**Task instructions**
Below is a listing; write it out exactly and drop any images from it.

**Collected material**
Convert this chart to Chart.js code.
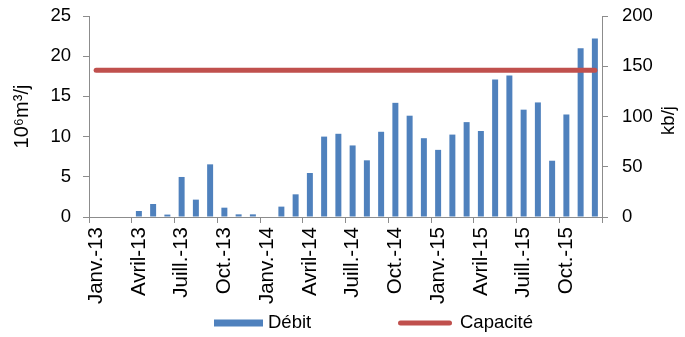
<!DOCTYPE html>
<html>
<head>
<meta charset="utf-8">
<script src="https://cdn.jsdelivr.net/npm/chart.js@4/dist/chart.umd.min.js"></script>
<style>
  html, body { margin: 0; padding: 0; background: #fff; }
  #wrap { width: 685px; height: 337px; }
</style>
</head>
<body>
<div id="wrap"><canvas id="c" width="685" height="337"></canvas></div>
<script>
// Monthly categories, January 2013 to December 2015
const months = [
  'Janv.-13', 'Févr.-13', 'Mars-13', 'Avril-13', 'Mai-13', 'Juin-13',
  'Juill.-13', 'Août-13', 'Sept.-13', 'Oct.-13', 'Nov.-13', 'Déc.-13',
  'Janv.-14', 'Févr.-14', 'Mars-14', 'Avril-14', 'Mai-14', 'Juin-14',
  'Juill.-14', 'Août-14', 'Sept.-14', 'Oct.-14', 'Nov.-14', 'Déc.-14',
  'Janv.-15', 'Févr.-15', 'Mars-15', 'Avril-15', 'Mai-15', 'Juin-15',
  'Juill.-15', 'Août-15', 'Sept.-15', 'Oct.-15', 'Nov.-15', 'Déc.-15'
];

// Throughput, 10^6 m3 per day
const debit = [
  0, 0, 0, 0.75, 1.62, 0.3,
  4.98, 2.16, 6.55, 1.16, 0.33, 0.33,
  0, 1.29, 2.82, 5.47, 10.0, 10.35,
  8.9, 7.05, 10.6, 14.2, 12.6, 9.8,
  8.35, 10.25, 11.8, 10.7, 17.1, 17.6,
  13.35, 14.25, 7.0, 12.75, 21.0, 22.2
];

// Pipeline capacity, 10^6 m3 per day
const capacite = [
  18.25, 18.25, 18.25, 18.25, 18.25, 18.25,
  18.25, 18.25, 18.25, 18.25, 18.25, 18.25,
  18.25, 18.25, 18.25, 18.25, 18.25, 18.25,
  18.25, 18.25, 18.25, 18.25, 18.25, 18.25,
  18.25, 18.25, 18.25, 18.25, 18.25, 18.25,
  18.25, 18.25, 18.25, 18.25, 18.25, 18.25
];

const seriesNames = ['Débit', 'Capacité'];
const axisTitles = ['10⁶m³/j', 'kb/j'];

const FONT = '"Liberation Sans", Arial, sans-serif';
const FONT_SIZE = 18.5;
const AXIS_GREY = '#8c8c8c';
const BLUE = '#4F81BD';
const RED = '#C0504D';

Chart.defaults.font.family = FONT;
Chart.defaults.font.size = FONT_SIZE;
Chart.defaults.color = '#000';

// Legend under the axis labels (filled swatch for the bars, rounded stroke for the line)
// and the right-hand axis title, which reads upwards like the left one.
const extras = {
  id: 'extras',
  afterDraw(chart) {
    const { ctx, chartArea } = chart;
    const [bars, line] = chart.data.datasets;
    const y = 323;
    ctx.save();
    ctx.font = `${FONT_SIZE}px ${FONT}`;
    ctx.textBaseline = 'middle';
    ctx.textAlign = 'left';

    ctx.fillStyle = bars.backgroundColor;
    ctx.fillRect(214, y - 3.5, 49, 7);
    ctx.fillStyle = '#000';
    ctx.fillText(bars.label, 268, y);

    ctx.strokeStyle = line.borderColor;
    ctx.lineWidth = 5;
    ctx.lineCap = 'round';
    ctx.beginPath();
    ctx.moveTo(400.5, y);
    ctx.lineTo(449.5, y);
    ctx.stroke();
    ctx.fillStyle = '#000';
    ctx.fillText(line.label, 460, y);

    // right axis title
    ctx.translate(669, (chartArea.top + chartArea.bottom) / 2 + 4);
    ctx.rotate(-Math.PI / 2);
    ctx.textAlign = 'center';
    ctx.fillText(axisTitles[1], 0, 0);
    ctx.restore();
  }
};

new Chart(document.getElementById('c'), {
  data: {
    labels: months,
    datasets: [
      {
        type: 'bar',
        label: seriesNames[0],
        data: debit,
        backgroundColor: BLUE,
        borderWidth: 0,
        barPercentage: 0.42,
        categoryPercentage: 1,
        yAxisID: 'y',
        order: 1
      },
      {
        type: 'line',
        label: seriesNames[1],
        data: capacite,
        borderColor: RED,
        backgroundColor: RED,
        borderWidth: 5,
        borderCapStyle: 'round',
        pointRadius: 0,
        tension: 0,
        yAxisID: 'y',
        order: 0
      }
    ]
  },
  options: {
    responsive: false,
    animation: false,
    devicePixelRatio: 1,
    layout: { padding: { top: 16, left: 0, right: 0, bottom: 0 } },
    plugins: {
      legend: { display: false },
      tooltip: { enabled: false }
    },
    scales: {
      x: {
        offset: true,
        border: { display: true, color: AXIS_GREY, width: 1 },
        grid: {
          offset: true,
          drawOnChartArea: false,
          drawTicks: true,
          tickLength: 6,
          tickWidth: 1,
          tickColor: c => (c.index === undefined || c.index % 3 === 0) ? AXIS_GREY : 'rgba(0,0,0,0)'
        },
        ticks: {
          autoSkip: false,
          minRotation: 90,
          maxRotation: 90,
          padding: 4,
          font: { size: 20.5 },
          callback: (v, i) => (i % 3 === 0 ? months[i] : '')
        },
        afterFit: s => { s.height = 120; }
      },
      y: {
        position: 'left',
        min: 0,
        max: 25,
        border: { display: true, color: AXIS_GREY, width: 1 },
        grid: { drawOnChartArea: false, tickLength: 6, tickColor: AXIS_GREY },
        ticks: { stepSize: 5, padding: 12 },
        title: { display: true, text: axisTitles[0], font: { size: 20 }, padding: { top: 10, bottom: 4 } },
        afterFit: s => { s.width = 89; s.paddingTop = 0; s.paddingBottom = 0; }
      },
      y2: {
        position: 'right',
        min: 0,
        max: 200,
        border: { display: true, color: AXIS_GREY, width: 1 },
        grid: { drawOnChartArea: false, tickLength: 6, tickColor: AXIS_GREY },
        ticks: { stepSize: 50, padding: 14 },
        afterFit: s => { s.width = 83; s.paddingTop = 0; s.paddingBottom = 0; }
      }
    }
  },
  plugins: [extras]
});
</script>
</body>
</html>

**Reply to the exercise**
Convert this chart to Chart.js code.
<!DOCTYPE html>
<html>
<head>
<meta charset="utf-8">
<script src="https://cdn.jsdelivr.net/npm/chart.js@4/dist/chart.umd.min.js"></script>
<style>
  html, body { margin: 0; padding: 0; background: #fff; }
  #wrap { width: 685px; height: 337px; }
</style>
</head>
<body>
<div id="wrap"><canvas id="c" width="685" height="337"></canvas></div>
<script>
// Monthly categories, January 2013 to December 2015
const months = [
  'Janv.-13', 'Févr.-13', 'Mars-13', 'Avril-13', 'Mai-13', 'Juin-13',
  'Juill.-13', 'Août-13', 'Sept.-13', 'Oct.-13', 'Nov.-13', 'Déc.-13',
  'Janv.-14', 'Févr.-14', 'Mars-14', 'Avril-14', 'Mai-14', 'Juin-14',
  'Juill.-14', 'Août-14', 'Sept.-14', 'Oct.-14', 'Nov.-14', 'Déc.-14',
  'Janv.-15', 'Févr.-15', 'Mars-15', 'Avril-15', 'Mai-15', 'Juin-15',
  'Juill.-15', 'Août-15', 'Sept.-15', 'Oct.-15', 'Nov.-15', 'Déc.-15'
];

// Throughput, 10^6 m3 per day
const debit = [
  0, 0, 0, 0.75, 1.62, 0.3,
  4.98, 2.16, 6.55, 1.16, 0.33, 0.33,
  0, 1.29, 2.82, 5.47, 10.0, 10.35,
  8.9, 7.05, 10.6, 14.2, 12.6, 9.8,
  8.35, 10.25, 11.8, 10.7, 17.1, 17.6,
  13.35, 14.25, 7.0, 12.75, 21.0, 22.2
];

// Pipeline capacity, 10^6 m3 per day
const capacite = [
  18.25, 18.25, 18.25, 18.25, 18.25, 18.25,
  18.25, 18.25, 18.25, 18.25, 18.25, 18.25,
  18.25, 18.25, 18.25, 18.25, 18.25, 18.25,
  18.25, 18.25, 18.25, 18.25, 18.25, 18.25,
  18.25, 18.25, 18.25, 18.25, 18.25, 18.25,
  18.25, 18.25, 18.25, 18.25, 18.25, 18.25
];

const seriesNames = ['Débit', 'Capacité'];
const axisTitles = ['10⁶m³/j', 'kb/j'];

const FONT = '"Liberation Sans", Arial, sans-serif';
const FONT_SIZE = 18.5;
const AXIS_GREY = '#8c8c8c';
const BLUE = '#4F81BD';
const RED = '#C0504D';

Chart.defaults.font.family = FONT;
Chart.defaults.font.size = FONT_SIZE;
Chart.defaults.color = '#000';

// Legend under the axis labels (filled swatch for the bars, rounded stroke for the line)
// and the right-hand axis title, which reads upwards like the left one.
const extras = {
  id: 'extras',
  afterDraw(chart) {
    const { ctx, chartArea } = chart;
    const [bars, line] = chart.data.datasets;
    const y = 323;
    ctx.save();
    ctx.font = `${FONT_SIZE}px ${FONT}`;
    ctx.textBaseline = 'middle';
    ctx.textAlign = 'left';

    ctx.fillStyle = bars.backgroundColor;
    ctx.fillRect(214, y - 3.5, 49, 7);
    ctx.fillStyle = '#000';
    ctx.fillText(bars.label, 268, y);

    ctx.strokeStyle = line.borderColor;
    ctx.lineWidth = 5;
    ctx.lineCap = 'round';
    ctx.beginPath();
    ctx.moveTo(400.5, y);
    ctx.lineTo(449.5, y);
    ctx.stroke();
    ctx.fillStyle = '#000';
    ctx.fillText(line.label, 460, y);

    // right axis title
    ctx.translate(669, (chartArea.top + chartArea.bottom) / 2 + 4);
    ctx.rotate(-Math.PI / 2);
    ctx.textAlign = 'center';
    ctx.fillText(axisTitles[1], 0, 0);
    ctx.restore();
  }
};

new Chart(document.getElementById('c'), {
  data: {
    labels: months,
    datasets: [
      {
        type: 'bar',
        label: seriesNames[0],
        data: debit,
        backgroundColor: BLUE,
        borderWidth: 0,
        barPercentage: 0.42,
        categoryPercentage: 1,
        yAxisID: 'y',
        order: 1
      },
      {
        type: 'line',
        label: seriesNames[1],
        data: capacite,
        borderColor: RED,
        backgroundColor: RED,
        borderWidth: 5,
        borderCapStyle: 'round',
        pointRadius: 0,
        tension: 0,
        yAxisID: 'y',
        order: 0
      }
    ]
  },
  options: {
    responsive: false,
    animation: false,
    devicePixelRatio: 1,
    layout: { padding: { top: 16, left: 0, right: 0, bottom: 0 } },
    plugins: {
      legend: { display: false },
      tooltip: { enabled: false }
    },
    scales: {
      x: {
        offset: true,
        border: { display: true, color: AXIS_GREY, width: 1 },
        grid: {
          offset: true,
          drawOnChartArea: false,
          drawTicks: true,
          tickLength: 6,
          tickWidth: 1,
          tickColor: c => (c.index === undefined || c.index % 3 === 0) ? AXIS_GREY : 'rgba(0,0,0,0)'
        },
        ticks: {
          autoSkip: false,
          minRotation: 90,
          maxRotation: 90,
          padding: 4,
          font: { size: 20.5 },
          callback: (v, i) => (i % 3 === 0 ? months[i] : '')
        },
        afterFit: s => { s.height = 120; }
      },
      y: {
        position: 'left',
        min: 0,
        max: 25,
        border: { display: true, color: AXIS_GREY, width: 1 },
        grid: { drawOnChartArea: false, tickLength: 6, tickColor: AXIS_GREY },
        ticks: { stepSize: 5, padding: 12 },
        title: { display: true, text: axisTitles[0], font: { size: 20 }, padding: { top: 10, bottom: 4 } },
        afterFit: s => { s.width = 89; s.paddingTop = 0; s.paddingBottom = 0; }
      },
      y2: {
        position: 'right',
        min: 0,
        max: 200,
        border: { display: true, color: AXIS_GREY, width: 1 },
        grid: { drawOnChartArea: false, tickLength: 6, tickColor: AXIS_GREY },
        ticks: { stepSize: 50, padding: 14 },
        afterFit: s => { s.width = 83; s.paddingTop = 0; s.paddingBottom = 0; }
      }
    }
  },
  plugins: [extras]
});
</script>
</body>
</html>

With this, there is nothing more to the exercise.